Ankara ha incassato il via libera non solo di Mosca, ma anche di Teheran e – indirettamente – perfino di Damasco: dopotutto, l’integrità della Siria minacciata dal “progetto Rojava” è un obiettivo comune. Ci s’interroga però sulla possibile contropartita. Non dimentichiamo che fino a poco tempo fa la Turchia era intenzionata a disfarsi del dittatore siriano Bashar al-Assad, nella nuova Siria che sarebbe emersa dalla guerra civile. Ora, il premier turco Binali Yıldırım dice che la Turchia non chiede più la sua esclusione da future formule politiche: un passo avanti deciso verso le posizioni russo-iraniane, sebbene Ankara non abbia ancora accettato che Assad conservi un ruolo centrale dopo la fine del conflitto. D’altra parte, la zona cuscinetto di Jarabulus servirà per rafforzare l’Esl, che seppure indebolito conserva come obiettivo primario la caduta del presidente siriano. Cos’ha offerto Erdoğan – o accettato – il 9 agosto a San Pietroburgo durante il suo incontro con Putin? Si capirà nei prossimi mesi.

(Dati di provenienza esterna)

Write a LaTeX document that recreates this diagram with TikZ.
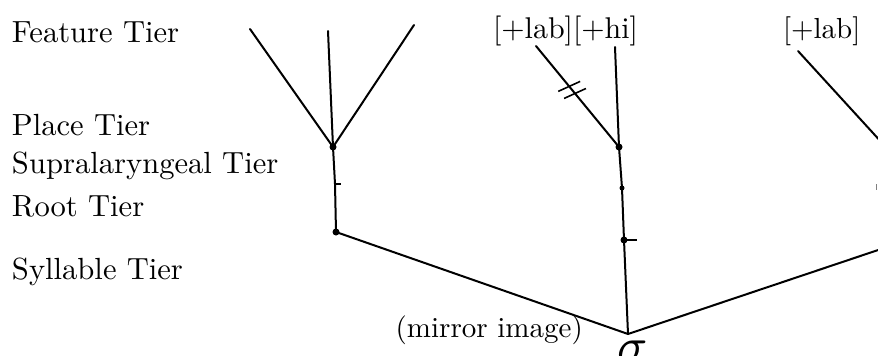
\documentclass[tikz,border=0pt]{standalone}
\usepackage{graphicx}
\usetikzlibrary{calc}
\tikzset{
  tier/.style={anchor=base west, inner sep=0pt, outer sep=0pt},
  feat/.style={anchor=base west, inner sep=0pt, outer sep=0pt},
  dotn/.style={circle, fill=black, inner sep=0pt, minimum size=7pt},
  link/.style={line width=2pt, line cap=round},
  tick/.style={line width=1.6pt},
}
\newcommand{\bigtxt}[2]{\scalebox{#1}{#2}}
\begin{document}
\begin{tikzpicture}[x=1pt, y=-1pt]
\useasboundingbox (0,0) rectangle (878,356);
\clip (0,0) rectangle (878,356);
% tier labels
\node[tier] (tF) at (12,42) {\bigtxt{3.06}{Feature Tier}};
\node[tier] (tP) at (12,135) {\bigtxt{3.06}{Place Tier}};
\node[tier] (tS) at (12,173) {\bigtxt{3.06}{Supralaryngeal Tier}};
\node[tier] (tR) at (12,216) {\bigtxt{3.06}{Root Tier}};
\node[tier] (tY) at (12,279) {\bigtxt{3.06}{Syllable Tier}};
% feature labels
\node[feat] (f2) at (493,38) {\bigtxt{3.0}{[+lab][+hi]}};
\node[feat] (f3) at (783,38) {\bigtxt{2.9}{[+lab]}};
\node[anchor=base east, inner sep=0pt] (mir) at (583,337) {\bigtxt{2.9}{(mirror image)}};
% left column
\coordinate (F1a) at (250,29);
\coordinate (F1b) at (328,31);
\coordinate (F1c) at (414,25);
\node[dotn] (P1) at (333,147) {};
\coordinate (S1) at (335,184);
\node[dotn] (R1) at (336,232) {};
% middle column
\coordinate (L2) at (536,46);
\coordinate (H2) at (615,47);
\node[dotn] (P2) at (619,147) {};
\node[dotn, minimum size=5pt] (S2) at (622,188) {};
\node[dotn] (R2) at (624,240) {};
% syllable
\coordinate (Sig) at (628,334);
\node[anchor=north, inner sep=0pt] (sigma) at (633,341) {\bigtxt{5}{$\sigma$}};
% right column (beyond the edge)
\coordinate (L3) at (798,51);
\coordinate (P3) at (905,168);
\coordinate (R3) at (905,241);
% links
\draw[link] (F1a) -- (P1.center);
\draw[link] (F1b) -- (P1.center);
\draw[link] (F1c) -- (P1.center);
\draw[link] (P1.center) -- (S1) -- (R1.center);
\draw[tick] (S1) -- ++(6,0);
\draw[link] (R1.center) -- (Sig);
\draw[link] (L2) -- (P2.center);
\draw[link] (H2) -- (P2.center);
\draw[link] (P2.center) -- (S2.center) -- (R2.center) -- (Sig);
\draw[tick] (R2.center) -- ++(13,0);
\draw[link] (L3) -- (P3);
\draw[link] (Sig) -- (R3);
\draw[line width=1pt, gray] (876.5,184) -- (876.5,190);
% delinking marks
\coordinate (m1) at ($(L2)!0.40!(P2)$);
\coordinate (m2) at ($(L2)!0.47!(P2)$);
\draw[tick] ($(m1)!12pt!75:(P2)$) -- ($(m1)!12pt!-105:(P2)$);
\draw[tick] ($(m2)!12pt!75:(P2)$) -- ($(m2)!12pt!-105:(P2)$);
\end{tikzpicture}
\end{document}
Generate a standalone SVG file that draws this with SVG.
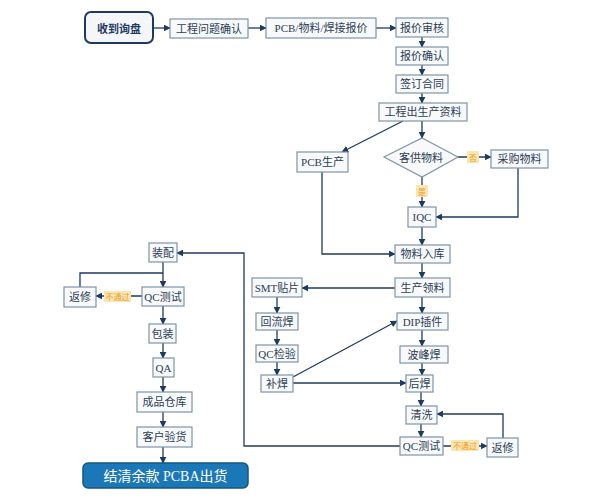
<svg xmlns="http://www.w3.org/2000/svg" width="598" height="498" viewBox="0 0 598 498">
<defs>
<marker id="arr" viewBox="0 0 10 10" refX="9" refY="5" markerWidth="7" markerHeight="7" markerUnits="userSpaceOnUse" orient="auto">
<path d="M0,0 L10,5 L0,10 z" fill="#1f3a5f"/>
</marker>
<style>
.box{fill:#f8f9fb;stroke:#7f93a8;stroke-width:1.2}
.t{font-family:"Liberation Serif","Noto Sans CJK SC",serif;font-size:11px;fill:#2c3e55;text-anchor:middle;dominant-baseline:central}
.c{fill:none;stroke:#1f3a5f;stroke-width:1.3}
.a{marker-end:url(#arr)}
.lb{fill:#fbe6b2}
.lt{font-family:"Noto Sans CJK SC",sans-serif;font-size:8px;fill:#f29b1d;text-anchor:middle;dominant-baseline:central}
</style>
</defs>
<rect width="598" height="498" fill="#ffffff"/>

<g id="connectors">
<path class="c a" d="M153,28 H170"/>
<path class="c a" d="M248,28 H266"/>
<path class="c a" d="M376,28 H396"/>
<path class="c a" d="M422,37 V47"/>
<path class="c a" d="M422,65 V75"/>
<path class="c a" d="M422,93 V103"/>
<path class="c a" d="M422,121 V138"/>
<path class="c a" d="M403,121 L342,152"/>
<path class="c a" d="M458,157 H491"/>
<path class="c a" d="M422,177 V207"/>
<path class="c a" d="M518,168 V217 H436"/>
<path class="c a" d="M422,227 V245"/>
<path class="c a" d="M322,172 V254 H395"/>
<path class="c a" d="M422,263 V278"/>
<path class="c a" d="M395,288 H302"/>
<path class="c a" d="M277,297 V313"/>
<path class="c a" d="M277,330 V345"/>
<path class="c a" d="M277,362 V375"/>
<path class="c a" d="M293,383 H406"/>
<path class="c a" d="M293,377 L397,321"/>
<path class="c a" d="M422,297 V313"/>
<path class="c a" d="M422,330 V346"/>
<path class="c a" d="M422,363 V375"/>
<path class="c a" d="M421,392 V406"/>
<path class="c a" d="M421,424 V437"/>
<path class="c a" d="M443,446 H487"/>
<path class="c a" d="M503,438 V414 H437"/>
<path class="c a" d="M400,446 H244 V253 H177"/>
<path class="c a" d="M163,262 V287"/>
<path class="c" d="M80,287 V273 H163"/>
<path class="c a" d="M142,296 H96"/>
<path class="c a" d="M163,306 V324"/>
<path class="c a" d="M163,343 V358"/>
<path class="c a" d="M163,377 V392"/>
<path class="c a" d="M163,412 V427"/>
<path class="c a" d="M163,447 V463"/>
<g id="labels">
<rect class="lb" x="467" y="151" width="12" height="12"/>
<text class="lt" x="473" y="157">否</text>
<rect class="lb" x="416" y="185" width="12" height="12"/>
<text class="lt" x="422" y="191">是</text>
<rect class="lb" x="104" y="291" width="27" height="11"/>
<text class="lt" x="117.5" y="296.5">不通过</text>
<rect class="lb" x="451" y="440" width="28" height="11"/>
<text class="lt" x="465" y="445.5">不通过</text>
</g>
</g>

<g id="n-inquiry"><rect x="85" y="12" width="68" height="31" rx="6" fill="#f4f6f9" stroke="#1f3a5f" stroke-width="2"/><text class="t" x="119" y="27.5" style="font-weight:bold;fill:#1f3a5f;font-family:'Noto Sans CJK SC',sans-serif">收到询盘</text></g>
<g id="n-eng"><rect class="box" x="170" y="19" width="78" height="19"/><text class="t" x="209" y="28.5">工程问题确认</text></g>
<g id="n-quote"><rect class="box" x="266" y="18" width="110" height="20"/><text class="t" x="321" y="28">PCB/物料/焊接报价</text></g>
<g id="n-review"><rect class="box" x="396" y="18" width="52" height="19"/><text class="t" x="422" y="27.5">报价审核</text></g>
<g id="n-confirm"><rect class="box" x="396" y="47" width="52" height="18"/><text class="t" x="422" y="56">报价确认</text></g>
<g id="n-contract"><rect class="box" x="396" y="75" width="52" height="18"/><text class="t" x="422" y="84">签订合同</text></g>
<g id="n-data"><rect class="box" x="379" y="103" width="88" height="18"/><text class="t" x="423" y="112">工程出生产资料</text></g>
<g id="n-pcb"><rect class="box" x="297" y="152" width="51" height="20"/><text class="t" x="322.5" y="162">PCB生产</text></g>
<g id="n-cust"><polygon class="box" points="422,138 458,157 422,177 384,157"/><text class="t" x="421" y="157.5">客供物料</text></g>
<g id="n-buy"><rect class="box" x="491" y="150" width="57" height="18"/><text class="t" x="519.5" y="159">采购物料</text></g>
<g id="n-iqc"><rect class="box" x="408" y="207" width="28" height="20"/><text class="t" x="422" y="217">IQC</text></g>
<g id="n-stock"><rect class="box" x="395" y="245" width="55" height="18"/><text class="t" x="422.5" y="254">物料入库</text></g>
<g id="n-pick"><rect class="box" x="395" y="278" width="55" height="19"/><text class="t" x="422.5" y="287.5">生产领料</text></g>
<g id="n-smt"><rect class="box" x="252" y="278" width="50" height="19"/><text class="t" x="277" y="287.5">SMT贴片</text></g>
<g id="n-reflow"><rect class="box" x="256" y="313" width="42" height="17"/><text class="t" x="277" y="321.5">回流焊</text></g>
<g id="n-qcinsp"><rect class="box" x="256" y="345" width="42" height="17"/><text class="t" x="277" y="353.5">QC检验</text></g>
<g id="n-repairweld"><rect class="box" x="261" y="375" width="32" height="17"/><text class="t" x="277" y="383.5">补焊</text></g>
<g id="n-dip"><rect class="box" x="397" y="313" width="51" height="17"/><text class="t" x="422.5" y="321.5">DIP插件</text></g>
<g id="n-wave"><rect class="box" x="400" y="346" width="48" height="17"/><text class="t" x="424" y="354.5">波峰焊</text></g>
<g id="n-post"><rect class="box" x="406" y="375" width="27" height="17"/><text class="t" x="419.5" y="383.5">后焊</text></g>
<g id="n-clean"><rect class="box" x="406" y="406" width="31" height="18"/><text class="t" x="421.5" y="415">清洗</text></g>
<g id="n-qc2"><rect class="box" x="400" y="437" width="43" height="18"/><text class="t" x="421.5" y="446">QC测试</text></g>
<g id="n-rework2"><rect class="box" x="487" y="438" width="31" height="19"/><text class="t" x="502.5" y="447.5">返修</text></g>
<g id="n-assembly"><rect class="box" x="149" y="243" width="28" height="19"/><text class="t" x="163" y="252.5">装配</text></g>
<g id="n-qc1"><rect class="box" x="142" y="287" width="42" height="19"/><text class="t" x="163" y="296.5">QC测试</text></g>
<g id="n-rework1"><rect class="box" x="64" y="287" width="32" height="20"/><text class="t" x="80" y="297">返修</text></g>
<g id="n-pack"><rect class="box" x="149" y="324" width="27" height="19"/><text class="t" x="162.5" y="333.5">包装</text></g>
<g id="n-qa"><rect class="box" x="153" y="358" width="21" height="19"/><text class="t" x="163.5" y="367.5">QA</text></g>
<g id="n-wh"><rect class="box" x="137" y="392" width="55" height="20"/><text class="t" x="164.5" y="402">成品仓库</text></g>
<g id="n-check"><rect class="box" x="137" y="427" width="55" height="20"/><text class="t" x="164.5" y="437">客户验货</text></g>
<g id="n-ship"><rect x="83" y="463" width="165" height="25" rx="5" fill="#1b78b8" stroke="#15577f" stroke-width="1.5"/><text class="t" x="165.5" y="476" style="font-size:14px;fill:#ffffff">结清余款 PCBA出货</text></g>
</svg>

In ogni caso, Ankara ha riconquistato quello spazio di manovra che si era ristretto a causa dei dissidi con Mosca, e ha dimostrato capacità di agire anche autonomamente da Washington. Lo ha fatto anche grazie alle proprie forze armate, uscite senza gravi conseguenze dal trauma del colpo di Stato fallito.